Key Concepts About Transfer Learning with VGG16
Using Pre-trained Weights
- The VGG16 model is trained on ImageNet, a large dataset with millions of images. It has learned to detect useful features such as edges, textures, and object parts.
- Instead of starting from scratch, you leverage this knowledge and apply it to your dataset.
Feature Extraction
- By freezing the convolutional base, you use the pre-learned features for your new classification task.
- Adding new fully connected layers allows you to classify new categories based on these features.
Why Freeze the Layers?
- If your dataset is small, you may not have enough data to train the deep layers of the VGG16 model effectively.
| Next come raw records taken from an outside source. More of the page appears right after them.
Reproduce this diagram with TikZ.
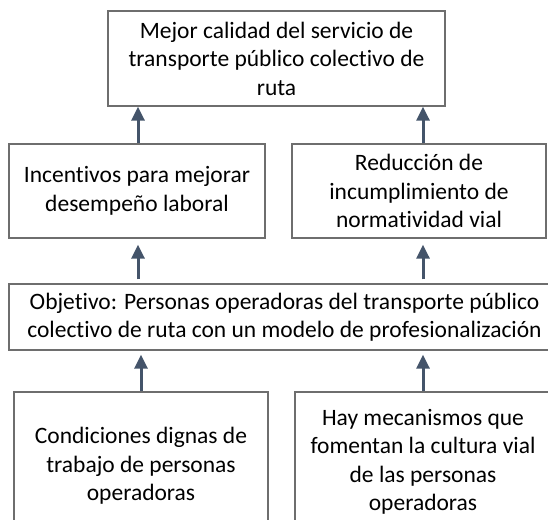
\documentclass[tikz,border=0pt]{standalone}
\usepackage{fontspec}
\setmainfont{Carlito}[Ligatures=NoCommon]
\usetikzlibrary{arrows.meta}
\definecolor{boxline}{HTML}{6E6E6E}
\definecolor{arrowcol}{HTML}{44546A}
\begin{document}
\begin{tikzpicture}[x=1pt,y=-1pt,
  txt/.style={align=center, inner sep=0pt, font=\fontsize{23.5}{28.5}\selectfont},
  box/.style={txt, draw=boxline, line width=1.3pt},
  arr/.style={draw=arrowcol, line width=3pt, -{Triangle[width=13pt,length=14pt]}}]
\useasboundingbox (0,0) rectangle (548,519);
\clip (0,0) rectangle (548,519);
\node[box, minimum width=337pt, minimum height=95pt] (top) at (276.5,58.5)
  {Mejor calidad del servicio de\\transporte público colectivo de\\ruta};
\node[box, minimum width=256pt, minimum height=94pt] (midL) at (137,191)
  {Incentivos para mejorar\\desempeño laboral};
\node[box, minimum width=254pt, minimum height=94pt] (midR) at (419,191)
  {Reducción de\\incumplimiento de\\normatividad vial};
\node[box, minimum width=551pt, minimum height=66pt] (obj) at (284.5,317)
  {Objetivo: Personas operadoras del transporte público\\colectivo de ruta con un modelo de profesionalización};
\node[box, minimum width=254pt, minimum height=148pt] (botL) at (141,466)
  {Condiciones dignas de\\trabajo de personas\\operadoras};
\node[box, minimum width=256pt, minimum height=148pt] (botR) at (423,466) {};
\node[txt] (botRtext) at ([yshift=4pt]botR.center)
  {Hay mecanismos que\\fomentan la cultura vial\\de las personas\\operadoras};
% arrows
\draw[arr] ([xshift=1pt]midL.north) -- ([xshift=1pt]midL.north |- top.south);
\draw[arr] ([xshift=4pt]midR.north) -- ([xshift=4pt]midR.north |- top.south);
\draw[arr, shorten <=4pt, shorten >=6pt] ([xshift=-146.5pt]obj.north) -- ([xshift=-146.5pt]obj.north |- midL.south);
\draw[arr, shorten <=4pt, shorten >=6pt] ([xshift=138.5pt]obj.north) -- ([xshift=138.5pt]obj.north |- midR.south);
\draw[arr, shorten >=4pt] (botL.north) -- (botL.north |- obj.south);
\draw[arr, shorten >=4pt] (botR.north) -- (botR.north |- obj.south);
\end{tikzpicture}
\end{document}
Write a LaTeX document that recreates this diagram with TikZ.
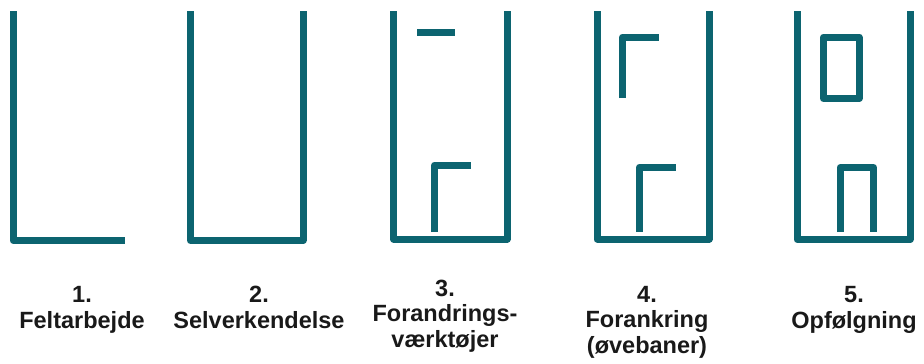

- Freezing the layers prevents them from being updated, so they act as a feature extractor.
Expected Outcome
- You should see that the model quickly learns and achieves relatively high accuracy, even with a small number of epochs.
- This is because VGG16 already has learned useful features, and you’re simply fine-tuning it for your specific task.